WHAT NEEDS TO BE DONE - Copy out, exactly and without additions, the lines from the one that contains "Convert this chart to Plotly code." to the one that contains "import plotly.graph_objects as go", both ends included.

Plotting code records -
·····

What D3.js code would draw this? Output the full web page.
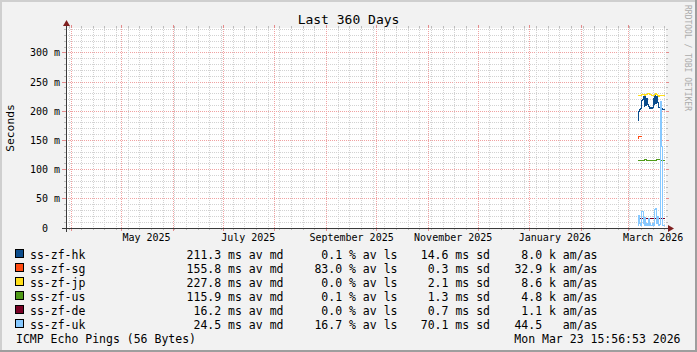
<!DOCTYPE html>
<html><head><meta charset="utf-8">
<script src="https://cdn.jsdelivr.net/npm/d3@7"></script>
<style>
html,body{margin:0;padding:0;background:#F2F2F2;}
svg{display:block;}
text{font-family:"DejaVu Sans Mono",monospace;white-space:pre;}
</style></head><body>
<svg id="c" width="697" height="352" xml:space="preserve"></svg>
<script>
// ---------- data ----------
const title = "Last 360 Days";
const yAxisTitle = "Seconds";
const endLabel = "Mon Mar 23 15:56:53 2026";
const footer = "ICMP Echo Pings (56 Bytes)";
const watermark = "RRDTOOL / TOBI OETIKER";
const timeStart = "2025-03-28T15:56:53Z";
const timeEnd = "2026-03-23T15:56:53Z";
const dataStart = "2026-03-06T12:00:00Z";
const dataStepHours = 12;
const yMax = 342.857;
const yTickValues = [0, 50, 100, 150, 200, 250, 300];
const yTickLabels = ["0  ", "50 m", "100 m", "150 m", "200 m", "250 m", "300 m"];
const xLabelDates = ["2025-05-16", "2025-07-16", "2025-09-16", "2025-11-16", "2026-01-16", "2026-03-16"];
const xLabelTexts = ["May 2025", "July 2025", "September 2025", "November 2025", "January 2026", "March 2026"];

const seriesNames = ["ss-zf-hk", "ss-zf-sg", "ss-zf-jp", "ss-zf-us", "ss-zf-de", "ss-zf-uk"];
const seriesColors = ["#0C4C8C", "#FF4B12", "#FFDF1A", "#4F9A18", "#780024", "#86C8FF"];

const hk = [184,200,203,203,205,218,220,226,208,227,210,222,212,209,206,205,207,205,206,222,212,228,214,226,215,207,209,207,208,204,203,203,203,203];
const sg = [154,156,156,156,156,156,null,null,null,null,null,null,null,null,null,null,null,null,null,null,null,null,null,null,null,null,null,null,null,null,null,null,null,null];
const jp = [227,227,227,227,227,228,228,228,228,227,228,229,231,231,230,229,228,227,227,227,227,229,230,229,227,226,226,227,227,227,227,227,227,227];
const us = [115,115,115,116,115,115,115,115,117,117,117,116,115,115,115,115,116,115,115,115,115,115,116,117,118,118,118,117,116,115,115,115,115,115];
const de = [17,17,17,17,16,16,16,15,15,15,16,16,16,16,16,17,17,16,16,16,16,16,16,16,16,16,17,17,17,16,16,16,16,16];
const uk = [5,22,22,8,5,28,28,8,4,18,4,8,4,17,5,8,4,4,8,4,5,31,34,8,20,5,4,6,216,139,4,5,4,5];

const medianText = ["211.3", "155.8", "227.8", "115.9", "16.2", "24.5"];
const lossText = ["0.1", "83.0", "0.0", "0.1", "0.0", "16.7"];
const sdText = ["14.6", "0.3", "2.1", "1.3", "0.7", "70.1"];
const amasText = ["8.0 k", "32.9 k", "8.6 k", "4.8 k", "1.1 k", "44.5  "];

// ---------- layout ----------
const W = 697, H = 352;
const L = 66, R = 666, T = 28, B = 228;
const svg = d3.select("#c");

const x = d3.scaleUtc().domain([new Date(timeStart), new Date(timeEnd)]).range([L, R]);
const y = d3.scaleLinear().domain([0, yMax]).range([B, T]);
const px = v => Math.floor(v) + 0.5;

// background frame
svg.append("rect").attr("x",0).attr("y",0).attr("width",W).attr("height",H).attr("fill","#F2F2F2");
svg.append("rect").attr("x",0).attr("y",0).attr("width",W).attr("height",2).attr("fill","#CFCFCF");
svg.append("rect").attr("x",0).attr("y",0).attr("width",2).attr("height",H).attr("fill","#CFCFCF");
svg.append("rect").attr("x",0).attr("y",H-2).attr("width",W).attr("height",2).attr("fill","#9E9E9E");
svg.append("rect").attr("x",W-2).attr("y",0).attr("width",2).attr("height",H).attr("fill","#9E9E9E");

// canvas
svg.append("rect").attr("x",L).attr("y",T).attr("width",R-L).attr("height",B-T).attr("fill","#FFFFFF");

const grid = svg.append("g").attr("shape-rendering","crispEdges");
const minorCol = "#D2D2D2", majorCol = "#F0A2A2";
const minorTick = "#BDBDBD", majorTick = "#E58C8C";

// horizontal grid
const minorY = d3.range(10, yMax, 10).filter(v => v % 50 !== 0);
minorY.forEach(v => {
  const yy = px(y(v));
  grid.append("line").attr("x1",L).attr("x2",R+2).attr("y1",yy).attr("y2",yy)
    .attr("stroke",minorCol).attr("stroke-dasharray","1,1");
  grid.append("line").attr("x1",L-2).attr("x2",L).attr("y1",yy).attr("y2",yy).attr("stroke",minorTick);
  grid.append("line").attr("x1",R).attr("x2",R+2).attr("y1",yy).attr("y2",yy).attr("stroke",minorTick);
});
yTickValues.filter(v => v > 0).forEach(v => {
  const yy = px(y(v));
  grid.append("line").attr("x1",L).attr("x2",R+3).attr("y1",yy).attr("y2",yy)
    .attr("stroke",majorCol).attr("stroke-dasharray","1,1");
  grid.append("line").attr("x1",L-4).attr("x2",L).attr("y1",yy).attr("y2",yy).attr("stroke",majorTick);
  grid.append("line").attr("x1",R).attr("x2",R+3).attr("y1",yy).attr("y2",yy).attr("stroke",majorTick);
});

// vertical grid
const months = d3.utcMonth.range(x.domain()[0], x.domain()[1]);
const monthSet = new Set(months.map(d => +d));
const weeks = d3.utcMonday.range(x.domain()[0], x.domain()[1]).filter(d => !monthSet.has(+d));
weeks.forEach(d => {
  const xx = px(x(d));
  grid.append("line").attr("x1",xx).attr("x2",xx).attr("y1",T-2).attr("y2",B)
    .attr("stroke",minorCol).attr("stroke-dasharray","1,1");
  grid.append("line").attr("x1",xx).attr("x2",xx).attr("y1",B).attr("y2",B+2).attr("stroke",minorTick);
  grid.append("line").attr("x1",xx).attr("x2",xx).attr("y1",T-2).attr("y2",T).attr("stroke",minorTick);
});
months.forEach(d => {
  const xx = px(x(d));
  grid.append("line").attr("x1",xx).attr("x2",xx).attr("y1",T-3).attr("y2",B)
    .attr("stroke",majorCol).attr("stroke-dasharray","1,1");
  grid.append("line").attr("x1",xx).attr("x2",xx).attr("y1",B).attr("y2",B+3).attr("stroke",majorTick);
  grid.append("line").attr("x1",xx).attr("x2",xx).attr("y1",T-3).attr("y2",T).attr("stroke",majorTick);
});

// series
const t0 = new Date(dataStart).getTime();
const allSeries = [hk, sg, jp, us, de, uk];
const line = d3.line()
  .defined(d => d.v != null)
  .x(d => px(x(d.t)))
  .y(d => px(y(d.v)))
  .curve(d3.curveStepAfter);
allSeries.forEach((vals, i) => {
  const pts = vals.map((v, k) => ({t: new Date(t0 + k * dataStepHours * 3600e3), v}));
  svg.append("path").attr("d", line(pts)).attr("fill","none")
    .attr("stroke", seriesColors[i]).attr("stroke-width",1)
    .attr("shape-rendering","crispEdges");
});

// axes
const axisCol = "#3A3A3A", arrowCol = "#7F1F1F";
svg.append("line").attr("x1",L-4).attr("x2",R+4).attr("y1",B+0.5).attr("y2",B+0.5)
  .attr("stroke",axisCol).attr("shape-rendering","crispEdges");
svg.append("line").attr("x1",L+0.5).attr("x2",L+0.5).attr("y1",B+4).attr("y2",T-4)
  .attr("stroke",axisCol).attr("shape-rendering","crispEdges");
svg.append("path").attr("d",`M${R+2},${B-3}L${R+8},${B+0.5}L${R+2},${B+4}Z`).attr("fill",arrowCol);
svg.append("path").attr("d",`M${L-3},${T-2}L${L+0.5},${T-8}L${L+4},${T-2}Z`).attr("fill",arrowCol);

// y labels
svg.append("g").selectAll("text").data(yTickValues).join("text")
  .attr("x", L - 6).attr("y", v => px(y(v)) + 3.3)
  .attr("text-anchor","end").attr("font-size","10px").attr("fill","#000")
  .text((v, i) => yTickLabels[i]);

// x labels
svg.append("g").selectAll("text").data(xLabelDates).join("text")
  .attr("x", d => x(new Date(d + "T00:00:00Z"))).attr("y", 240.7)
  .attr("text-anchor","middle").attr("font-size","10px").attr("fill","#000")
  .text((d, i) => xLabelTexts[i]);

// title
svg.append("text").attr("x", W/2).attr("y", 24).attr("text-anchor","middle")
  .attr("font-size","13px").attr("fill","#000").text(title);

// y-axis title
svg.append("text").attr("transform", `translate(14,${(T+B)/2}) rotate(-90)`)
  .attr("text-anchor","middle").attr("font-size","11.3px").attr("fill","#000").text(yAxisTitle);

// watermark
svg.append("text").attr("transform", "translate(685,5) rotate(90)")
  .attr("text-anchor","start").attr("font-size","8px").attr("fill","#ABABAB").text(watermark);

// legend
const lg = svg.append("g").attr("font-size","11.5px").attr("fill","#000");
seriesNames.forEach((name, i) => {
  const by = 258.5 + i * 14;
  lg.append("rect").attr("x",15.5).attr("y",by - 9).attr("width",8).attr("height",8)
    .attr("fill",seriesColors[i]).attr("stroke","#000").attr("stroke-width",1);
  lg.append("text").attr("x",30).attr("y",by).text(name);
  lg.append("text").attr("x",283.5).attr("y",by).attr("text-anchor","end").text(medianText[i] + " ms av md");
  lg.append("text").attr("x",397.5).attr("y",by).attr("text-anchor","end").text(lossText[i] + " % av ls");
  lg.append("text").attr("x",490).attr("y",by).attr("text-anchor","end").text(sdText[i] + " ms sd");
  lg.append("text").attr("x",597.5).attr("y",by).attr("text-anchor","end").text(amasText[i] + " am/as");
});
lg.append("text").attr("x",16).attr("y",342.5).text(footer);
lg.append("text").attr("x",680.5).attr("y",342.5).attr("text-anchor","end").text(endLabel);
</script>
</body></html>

·····

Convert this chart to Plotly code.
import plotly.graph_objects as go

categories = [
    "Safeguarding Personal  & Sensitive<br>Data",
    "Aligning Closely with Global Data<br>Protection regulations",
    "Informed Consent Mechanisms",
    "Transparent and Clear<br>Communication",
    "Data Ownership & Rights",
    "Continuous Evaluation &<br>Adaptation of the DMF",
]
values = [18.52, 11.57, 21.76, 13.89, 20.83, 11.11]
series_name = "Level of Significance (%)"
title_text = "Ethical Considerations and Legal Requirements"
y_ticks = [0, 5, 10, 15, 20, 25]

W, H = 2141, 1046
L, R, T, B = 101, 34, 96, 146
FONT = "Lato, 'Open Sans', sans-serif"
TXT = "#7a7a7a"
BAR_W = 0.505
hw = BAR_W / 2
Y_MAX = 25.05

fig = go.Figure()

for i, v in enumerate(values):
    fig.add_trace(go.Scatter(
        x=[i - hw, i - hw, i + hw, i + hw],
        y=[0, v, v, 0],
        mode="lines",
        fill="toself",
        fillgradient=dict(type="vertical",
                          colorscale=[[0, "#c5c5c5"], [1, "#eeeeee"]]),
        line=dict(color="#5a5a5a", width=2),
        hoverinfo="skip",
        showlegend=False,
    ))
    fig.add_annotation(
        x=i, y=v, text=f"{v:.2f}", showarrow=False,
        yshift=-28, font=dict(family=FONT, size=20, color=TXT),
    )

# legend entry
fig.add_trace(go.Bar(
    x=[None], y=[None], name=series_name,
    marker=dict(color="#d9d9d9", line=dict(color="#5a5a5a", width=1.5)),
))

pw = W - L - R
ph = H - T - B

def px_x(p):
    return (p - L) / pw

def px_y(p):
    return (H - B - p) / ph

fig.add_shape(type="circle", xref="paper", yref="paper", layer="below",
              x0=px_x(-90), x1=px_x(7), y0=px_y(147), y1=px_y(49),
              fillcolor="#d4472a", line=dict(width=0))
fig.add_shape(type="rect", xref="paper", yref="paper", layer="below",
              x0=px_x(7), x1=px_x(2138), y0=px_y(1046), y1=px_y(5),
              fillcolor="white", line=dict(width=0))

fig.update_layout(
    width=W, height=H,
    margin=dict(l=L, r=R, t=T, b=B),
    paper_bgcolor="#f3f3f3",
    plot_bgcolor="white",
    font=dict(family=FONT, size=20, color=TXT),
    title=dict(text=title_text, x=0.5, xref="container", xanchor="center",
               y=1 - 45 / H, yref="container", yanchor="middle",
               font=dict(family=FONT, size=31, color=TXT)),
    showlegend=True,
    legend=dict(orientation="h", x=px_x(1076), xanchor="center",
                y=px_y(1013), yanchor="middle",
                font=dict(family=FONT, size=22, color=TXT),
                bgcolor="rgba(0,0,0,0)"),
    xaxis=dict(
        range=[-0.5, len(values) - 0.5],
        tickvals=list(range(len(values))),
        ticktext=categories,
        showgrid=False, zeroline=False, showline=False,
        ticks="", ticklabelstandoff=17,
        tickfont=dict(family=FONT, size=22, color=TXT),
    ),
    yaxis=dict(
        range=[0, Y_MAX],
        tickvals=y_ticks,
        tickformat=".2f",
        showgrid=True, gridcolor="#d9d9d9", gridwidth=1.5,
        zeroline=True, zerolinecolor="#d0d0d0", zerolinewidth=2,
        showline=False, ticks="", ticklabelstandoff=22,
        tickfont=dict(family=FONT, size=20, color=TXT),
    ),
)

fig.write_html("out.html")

·····

ANSWER FOR THE TASK -
Convert this chart to Plotly code.
import plotly.graph_objects as go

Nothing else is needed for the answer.